In order to know if the cutaneous horn is benign or not the dermatologist or physician will have a biopsy done. They will surgically remove the horn and do a biopsy on the cells. .


If the dermatologist or physician finds that the cutaneous horn is either pre-cancerous or cancerous they will want to remove them. The person that removes the cutaneous horn should be either a medical professional that is qualified to remove them or a dermatologist. How they are removed will depend which category they fall into.

Pre-cancerous removal

  • It can be frozen with liquid nitrogen and then removed, which is referred to as cryosurgery.
  • The cutaneous horn can be scraped and burned, which is referred to as curettage and electrodesiccation.
  • By using either a topical medicine that will help to stimulate your immune system or a topical chemotherapy agent, which is an anti-caner medication that will help the cutaneous horn to be removed gradually. If a topical cream is used it can cause a lingering redness but if will fade over time.

Cancerous removal

  • Do surgery to remove it
  • Radiation therapy
  • Doing curettage and electrodesiccation to the cutaneous horn.
  • By using either a topical medicine to help simulate your immune system or using a topical chemotherapy agent which is an anti-caner medication that will help the cutaneous horn to be removed gradually. If a topical cream is used it can cause a lingering redness but if will fade over time.

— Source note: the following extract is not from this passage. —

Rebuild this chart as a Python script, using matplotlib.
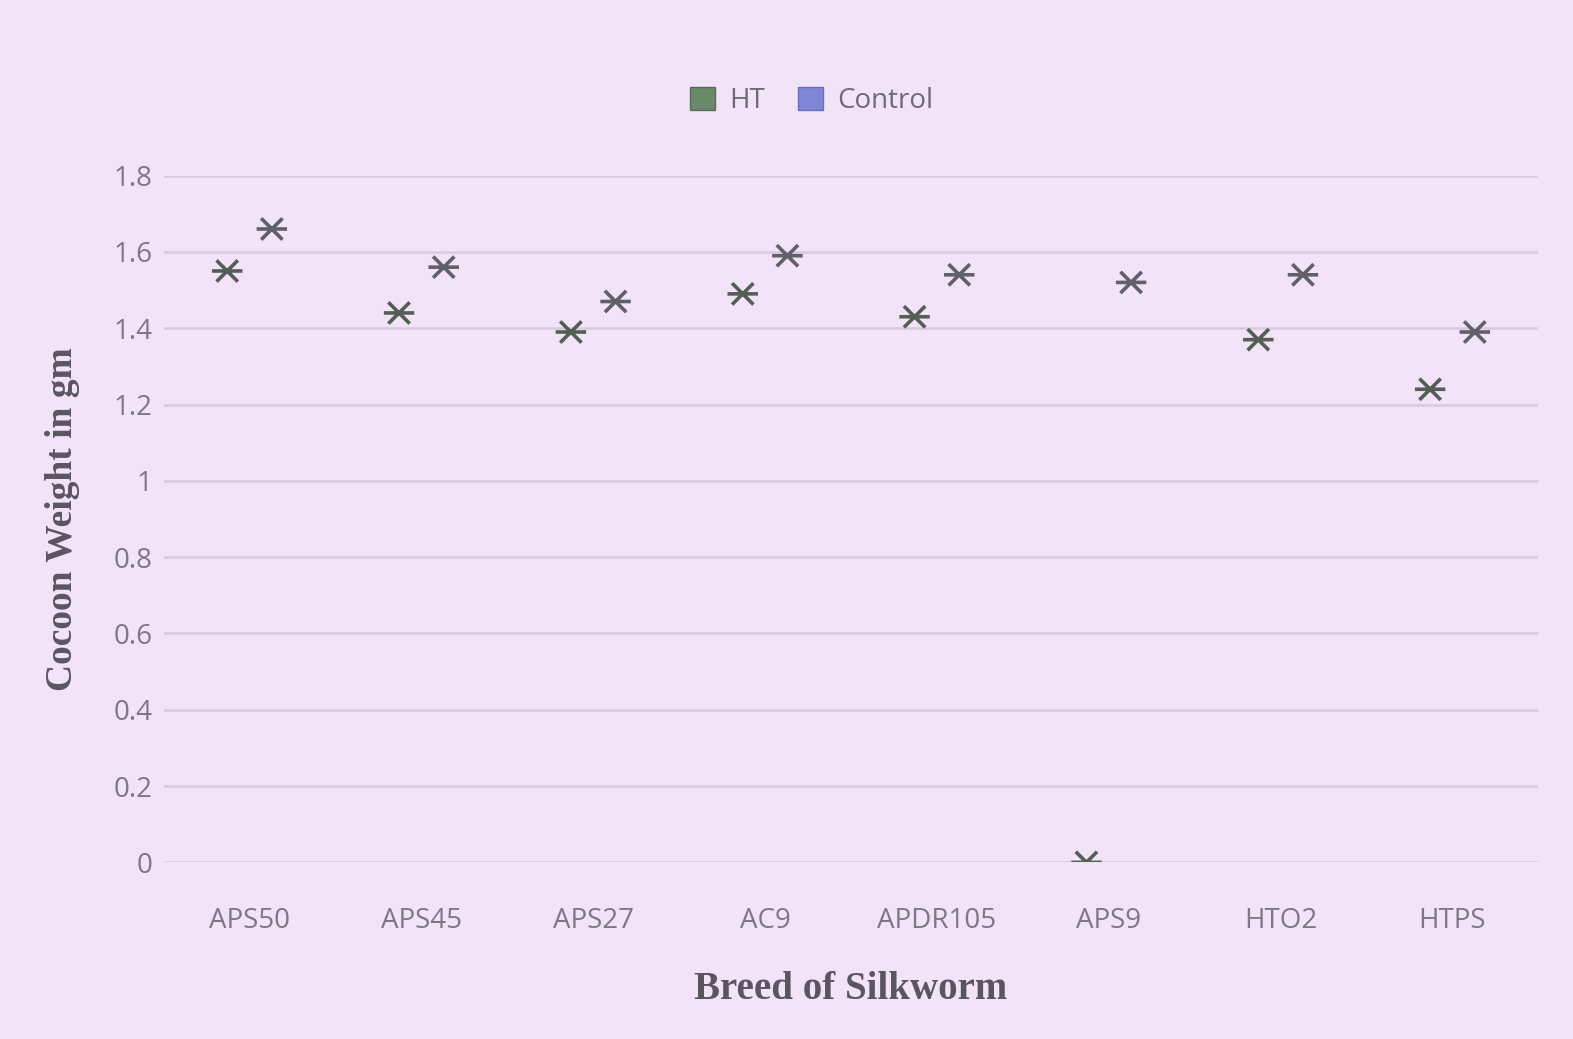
import matplotlib
matplotlib.use('Agg')
import matplotlib.pyplot as plt
import numpy as np
from matplotlib.path import Path
from matplotlib.patches import Patch

breeds = ['APS50', 'APS45', 'APS27', 'AC9', 'APDR105', 'APS9', 'HTO2', 'HTPS']
ht = [1.55, 1.44, 1.39, 1.49, 1.43, 0.0, 1.37, 1.24]
control = [1.66, 1.56, 1.47, 1.59, 1.54, 1.52, 1.54, 1.39]
yticks = [0, 0.2, 0.4, 0.6, 0.8, 1, 1.2, 1.4, 1.6, 1.8]

bg = '#f3e3f9'
tick_col = '#7d7883'

# star marker: an X crossed by a horizontal bar
star = Path(
    [(-0.7, -0.7), (0.7, 0.7), (-0.7, 0.7), (0.7, -0.7), (-1.0, 0.0), (1.0, 0.0)],
    [Path.MOVETO, Path.LINETO, Path.MOVETO, Path.LINETO, Path.MOVETO, Path.LINETO],
)

fig = plt.figure(figsize=(15.73, 10.39), dpi=100, facecolor=bg)
ax = fig.add_axes([0.104, 0.170, 0.874, 0.661])
ax.set_facecolor(bg)

x = np.arange(len(breeds))
ax.scatter(x - 0.13, ht, marker=star, s=480, facecolor='none',
           edgecolor='#535e55', linewidths=2.6, zorder=3, clip_on=True)
ax.scatter(x + 0.13, control, marker=star, s=480, facecolor='none',
           edgecolor='#615f68', linewidths=2.6, zorder=3, clip_on=True)

ax.set_xlim(-0.5, len(breeds) - 0.5)
ax.set_ylim(0, 1.8)
ax.set_yticks(yticks)
ax.set_yticklabels([('%g' % v) for v in yticks])
ax.set_xticks(x)
ax.set_xticklabels(breeds)
ax.grid(axis='y', color='#d6cbdf', linewidth=1.8)
ax.set_axisbelow(True)
for s in ax.spines.values():
    s.set_visible(False)
ax.tick_params(length=0, labelsize=20, colors=tick_col)
ax.tick_params(axis='x', pad=32)
ax.tick_params(axis='y', pad=8)
for lab in ax.get_xticklabels() + ax.get_yticklabels():
    lab.set_family('Open Sans')

ax.set_xlabel('Breed of Silkworm', family='Liberation Serif', fontweight='bold',
              fontsize=28, color='#5a5560', labelpad=26)
ax.set_ylabel('Cocoon Weight in gm', family='Liberation Serif', fontweight='bold',
              fontsize=27, color='#5a5560', labelpad=24)

handles = [Patch(facecolor='#6b8a6b', edgecolor='#5a6a5a', label='HT'),
           Patch(facecolor='#7f86d8', edgecolor='#6a70b0', label='Control')]
leg = fig.legend(handles=handles, loc='center', bbox_to_anchor=(0.516, 0.903),
                 ncol=2, frameon=False, handlelength=0.9, handleheight=0.9,
                 handletextpad=0.5, columnspacing=1.2,
                 prop={'family': 'Open Sans', 'size': 20})
for t in leg.get_texts():
    t.set_color('#6f6b75')

fig.savefig('out.png', dpi=100, facecolor=bg)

Even if they are benign many people have them removed because they are unsightly. It does need to be removed quickly if it is found to be pre-cancerous or cancerous. One thing that you need to remember is to never attempt to remove the cutaneous horn yourself and the reason is that in order to close the wound where it was you will most likely need stitches. If it was a large cutaneous horn they may need to do skin grafting. When removing a cutaneous horn it can leave a scar.